*THE TASK*. Your task is to give the listing below back word for word, pictures excluded.

*SOURCE MATERIAL*.
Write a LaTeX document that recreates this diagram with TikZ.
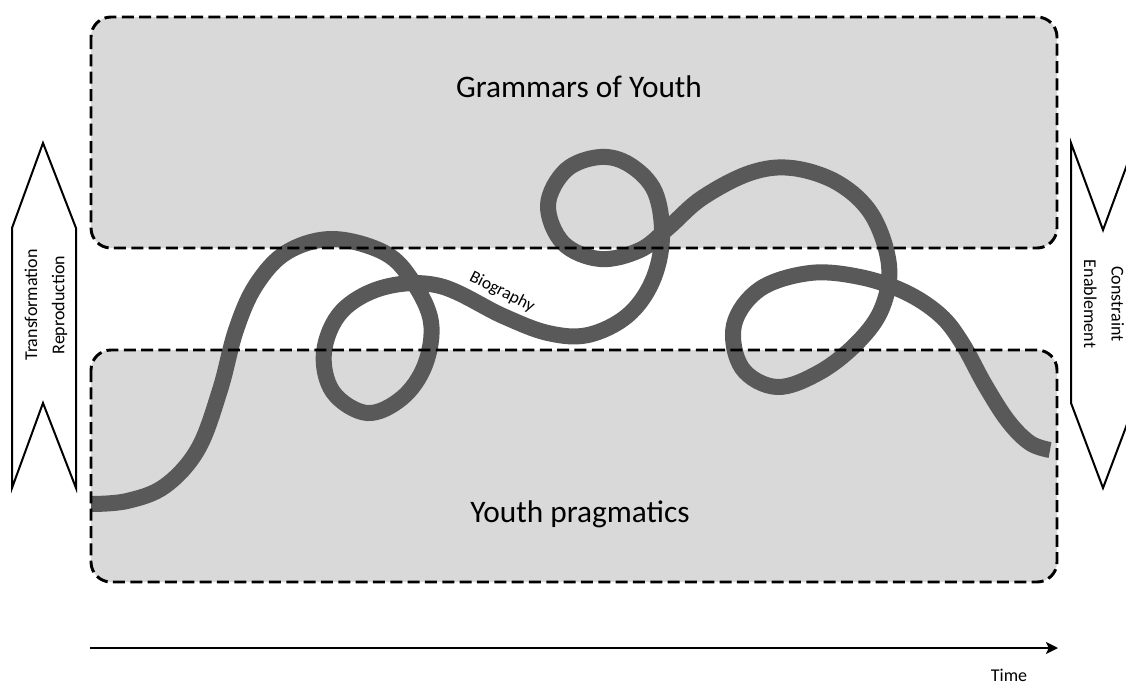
\documentclass[tikz,border=0pt]{standalone}
\usepackage{fontspec}
\setmainfont{Carlito}
\usetikzlibrary{arrows.meta}
\definecolor{zonegray}{HTML}{D9D9D9}
\definecolor{biogray}{HTML}{595959}
\begin{document}
\begin{tikzpicture}[x=0.75pt,y=-0.75pt,
  zonefill/.style={fill=zonegray, rounded corners=15pt},
  zoneline/.style={draw=black, line width=2.2pt, dash pattern=on 9pt off 4pt, rounded corners=15pt},
  bio/.style={draw=biogray, line width=12pt, line cap=butt, line join=round},
  sidearrow/.style={draw=black, fill=white, line width=1.5pt, line join=miter},
  bigtext/.style={font=\fontsize{23.5}{28}\selectfont, inner sep=0pt},
  sidetext/.style={font=\fontsize{13.5}{20.5}\selectfont, align=center, inner sep=0pt},
  timeline/.style={draw=black, line width=1.5pt, -{Stealth[length=9pt,width=9pt,inset=2pt]}}
]
\useasboundingbox (0,0) rectangle (1126,686);
% zones
\path[zonefill] (91,17) rectangle (1057,248);
\path[zonefill] (91,350) rectangle (1057,582);
% side arrows
\path[sidearrow] (12,228) -- (43,143) -- (76,228) -- (76,488) -- (43,403) -- (12,488) -- cycle;
\path[sidearrow] (1071,143) -- (1103,230) -- (1135,143) -- (1135,403) -- (1103,488) -- (1071,403) -- cycle;
% biography curve
\draw[bio] plot[smooth, tension=0.6] coordinates {
 (91,504) (127,501) (165,486) (198,449) (220,390) (236,330) (256,285) (287,252) (333,239)
 (385,253) (413,282) (431,322) (425,365) (402,398) (367,413) (333,392) (324,352)
 (342,311) (385,287) (440,286) (503,316) (548,333) (588,335) (627,316)
 (652,282) (662,238) (655,192) (630,165) (600,157) (566,170) (548,205) (563,243)
 (600,259) (640,250) (668,228) (702,198) (750,173) (792,168) (838,183) (872,215)
 (889,265) (882,308) (858,342) (820,372) (777,387) (742,368) (734,325) (760,289)
 (810,273) (860,277) (905,292) (940,315) (962,343) (985,385) (1008,421) (1030,443) (1050,450)};
% zone borders
\path[zoneline] (91,17) rectangle (1057,248);
\path[zoneline] (91,350) rectangle (1057,582);
% texts
\node[bigtext, anchor=base] (grammars) at (579,97) {Grammars of Youth};
\node[bigtext, anchor=base] (pragmatics) at (580,522) {Youth pragmatics};
\node[sidetext, rotate=90] (leftlabel) at (46,305) {Transformation\\Reproduction};
\node[sidetext, rotate=-90] (rightlabel) at (1104,304) {Constraint\\Enablement};
\node[font=\fontsize{13}{15}\selectfont, rotate=-27, inner sep=0pt] (biolabel) at (502,292) {Biography};
% time axis
\coordinate (tstart) at (90,648);
\coordinate (tend) at (1058,648);
\draw[timeline] (tstart) -- (tend);
\node[font=\fontsize{13.5}{16}\selectfont, anchor=base, inner sep=0pt] (time) at (1009,681) {Time};
\end{tikzpicture}
\end{document}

*WRITTEN ANSWER*.
Write a LaTeX document that recreates this diagram with TikZ.
\documentclass[tikz,border=0pt]{standalone}
\usepackage{fontspec}
\setmainfont{Carlito}
\usetikzlibrary{arrows.meta}
\definecolor{zonegray}{HTML}{D9D9D9}
\definecolor{biogray}{HTML}{595959}
\begin{document}
\begin{tikzpicture}[x=0.75pt,y=-0.75pt,
  zonefill/.style={fill=zonegray, rounded corners=15pt},
  zoneline/.style={draw=black, line width=2.2pt, dash pattern=on 9pt off 4pt, rounded corners=15pt},
  bio/.style={draw=biogray, line width=12pt, line cap=butt, line join=round},
  sidearrow/.style={draw=black, fill=white, line width=1.5pt, line join=miter},
  bigtext/.style={font=\fontsize{23.5}{28}\selectfont, inner sep=0pt},
  sidetext/.style={font=\fontsize{13.5}{20.5}\selectfont, align=center, inner sep=0pt},
  timeline/.style={draw=black, line width=1.5pt, -{Stealth[length=9pt,width=9pt,inset=2pt]}}
]
\useasboundingbox (0,0) rectangle (1126,686);
% zones
\path[zonefill] (91,17) rectangle (1057,248);
\path[zonefill] (91,350) rectangle (1057,582);
% side arrows
\path[sidearrow] (12,228) -- (43,143) -- (76,228) -- (76,488) -- (43,403) -- (12,488) -- cycle;
\path[sidearrow] (1071,143) -- (1103,230) -- (1135,143) -- (1135,403) -- (1103,488) -- (1071,403) -- cycle;
% biography curve
\draw[bio] plot[smooth, tension=0.6] coordinates {
 (91,504) (127,501) (165,486) (198,449) (220,390) (236,330) (256,285) (287,252) (333,239)
 (385,253) (413,282) (431,322) (425,365) (402,398) (367,413) (333,392) (324,352)
 (342,311) (385,287) (440,286) (503,316) (548,333) (588,335) (627,316)
 (652,282) (662,238) (655,192) (630,165) (600,157) (566,170) (548,205) (563,243)
 (600,259) (640,250) (668,228) (702,198) (750,173) (792,168) (838,183) (872,215)
 (889,265) (882,308) (858,342) (820,372) (777,387) (742,368) (734,325) (760,289)
 (810,273) (860,277) (905,292) (940,315) (962,343) (985,385) (1008,421) (1030,443) (1050,450)};
% zone borders
\path[zoneline] (91,17) rectangle (1057,248);
\path[zoneline] (91,350) rectangle (1057,582);
% texts
\node[bigtext, anchor=base] (grammars) at (579,97) {Grammars of Youth};
\node[bigtext, anchor=base] (pragmatics) at (580,522) {Youth pragmatics};
\node[sidetext, rotate=90] (leftlabel) at (46,305) {Transformation\\Reproduction};
\node[sidetext, rotate=-90] (rightlabel) at (1104,304) {Constraint\\Enablement};
\node[font=\fontsize{13}{15}\selectfont, rotate=-27, inner sep=0pt] (biolabel) at (502,292) {Biography};
% time axis
\coordinate (tstart) at (90,648);
\coordinate (tend) at (1058,648);
\draw[timeline] (tstart) -- (tend);
\node[font=\fontsize{13.5}{16}\selectfont, anchor=base, inner sep=0pt] (time) at (1009,681) {Time};
\end{tikzpicture}
\end{document}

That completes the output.